In the 80s and 90s, most high-yield bonds were outstanding bonds of “fallen angel” companies, which were former investment-grade companies whose ratings had been downgraded. The companies selling these bonds mainly had dubious financial health and issued bonds to finance mergers, acquisitions, etc. Reputed investment banks of those times were the prime motivator behind the launch of the modern high-yield market in the 1980s, where high-yield bonds with sub-par ratings were sold.

Since the 80s, the high-yield bond market has evolved. Today, high-yield bonds have become a significant avenue for businesses with troubled financials to acquire working capital financing, repay lines of credit, etc. Rising-star startups with inadequate credit history also receive funds from the high-yield market for quick funding.

Economic growth and favourable market conditions often lead to expansion & increase activity in the high-yield bond market as investors become more risk-tolerant. At the same time, if more companies are downgraded below investment grade, the overall size of the high-yield market increases. Conversely, recessions and downturns lead to market shrinkage.

How to Invest in High-Yield Bonds

There are multiple ways to invest in high-yield bonds.

  • Buy them directly from a stock or investment broker.
  • Invest in mutual funds or exchange-traded funds that comprise high-yield bonds. This is a safer option as you have the fund manager as the middle-man who decides the proper bond to include in the fund.

Why invest in High Yield Bonds?

Portfolio diversification and high yield are the biggest reasons to invest in high yield bonds.

  1. Diversification: Non-investment grade bonds correlate weakly to their investment-grade counterparts, such as government and AAA-rated corporate bonds. They offer greater returns, and investing in them leads to diversifying one’s investment portfolio. While that does not eliminate risk, it mitigates the overall portfolio risk and increases the chances of getting consistent fixed-income returns.
  2. Enhanced current income: The average yield of the high-yield bond asset class is higher than that of other investment-grade bonds. Investing in them can enhance one’s current income. However, market conditions are central factors that determine yields and risks involved.
  3. Capital appreciation: Capital appreciation occurs when a bond’s par value increases during economic growth and/or the issuing business performs better. This is an essential factor to be considered during junk bond investments. Appreciation occurs when businesses report greater fiscal earnings, have their ratings upgraded, undergo mergers, acquisitions, or significant managerial overhauls, showcase better product developments, or experience any event that puts them in a better financial position and causes their business & bond ratings to rise. The capital gains from a high yield bond are much greater if the issuer follows through on their terms.
  4. Equity-like, long-term return potential: High-yield bonds, just like investment-grade bonds, are long-term fixed-income investments. These bonds behave quite like equities in a typical market environment. The higher income component of a high yield bond also contributes it its greater stability. And, when coupled with greater yields and the probability of capital appreciation, junk bond funds offer total returns quite similar to equities high-yield. Bondholders get higher priority over stockholders in case of any liquidation or bankruptcy. High-yield bond investors have a higher chance of recovering their investments than equity holders.
  5. Relatively low duration: The prices, par values, and interest rates of high-yield bonds are much more susceptible to economic conditions and the performance of their issuers. That’s why they have lower maturity periods of 10 years or less and are made callable by their issuers within 5 to 6 years. Daily fluctuations in market interest rates have little effect on these bonds, but during economic upturns, they outperform any other fixed-income securities. A high-yield bond can function well even when the market condition is low if its issuing company continues earning well.
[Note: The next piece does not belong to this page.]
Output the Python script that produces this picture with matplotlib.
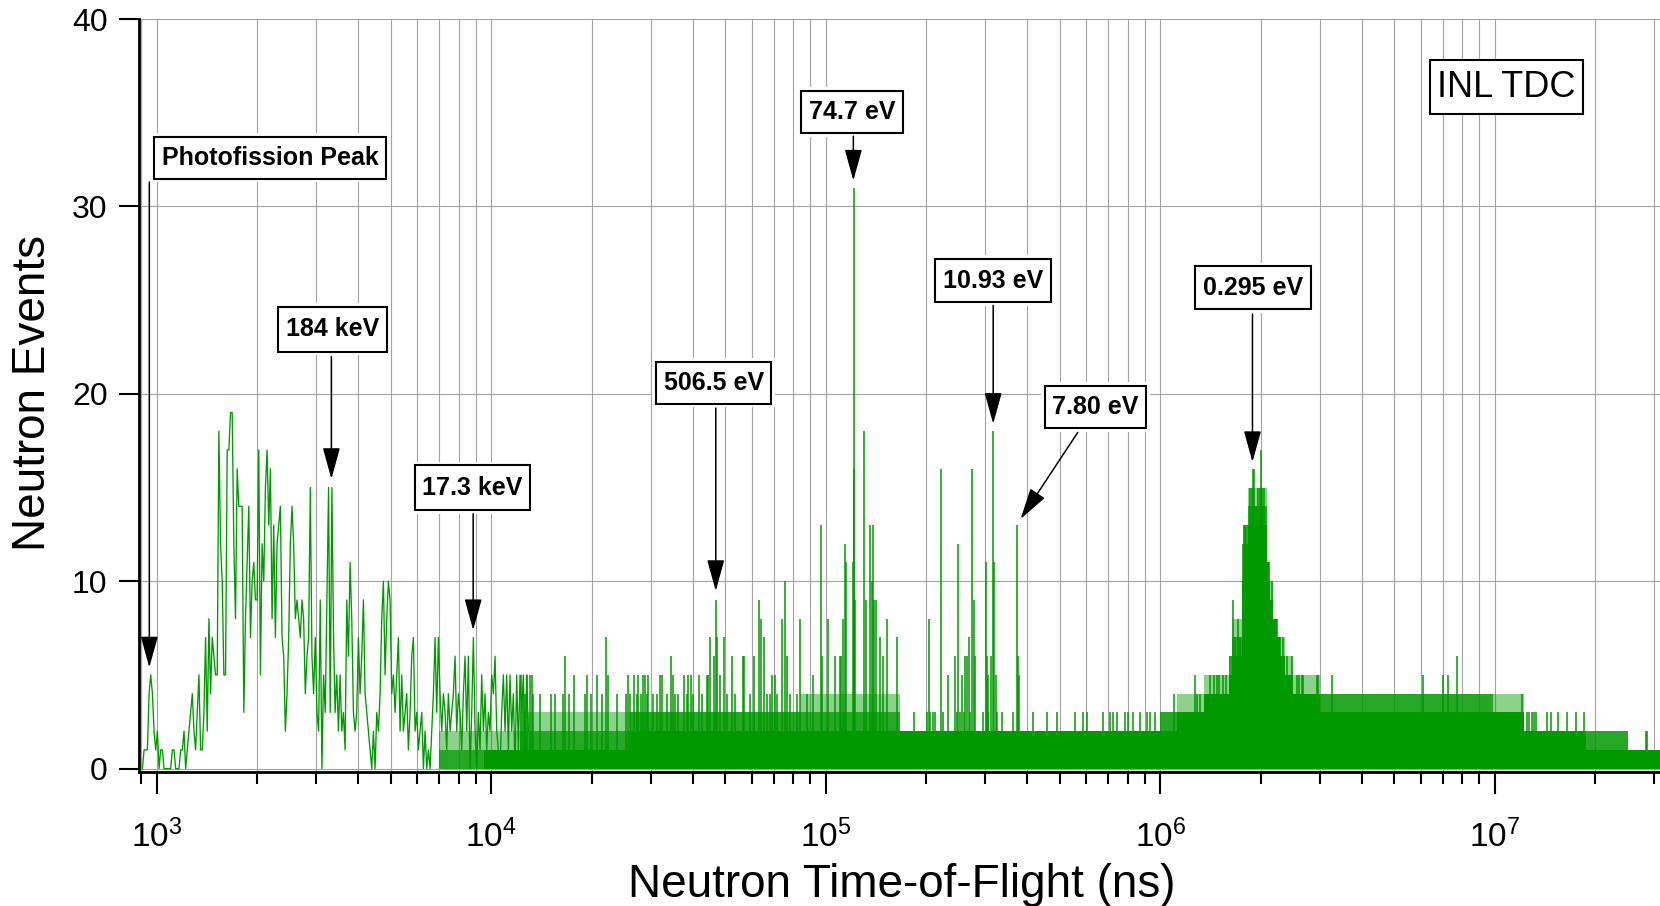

What Happens to High-Yield Bonds When Interest Rates Rise

If market interest rates rise, the high-yield market can shrink as investors naturally opt for less-riskier fixed-income options. However, a rise in interest rates and economic upturns also means that the issuers of high-yield bonds will perform better. Thus, there’s a lower chance of default, and investors have a higher chance of getting high yields from their non-investment grade bonds.

Real-World Examples of High-Yield Bonds

High-yield bonds are not just issued by falling angels and rising stars. Many reputed companies going through financial troubles can issue high-yield bonds to acquire capital. Such incidences increase manifold during poor market conditions and economic downturns.

One of the most prominent examples is fallen angel Ford Motors, which issued three high-yield bond series after experiencing significant losses in the 2020 first quarter. The coupon rates of each series were 8.5%, 9.0% and 9.625 %, respectively. Investments poured in thanks to the global prominence of the company, and Ford Motors was able to raise $ 8 billion through non-investment grade bonds.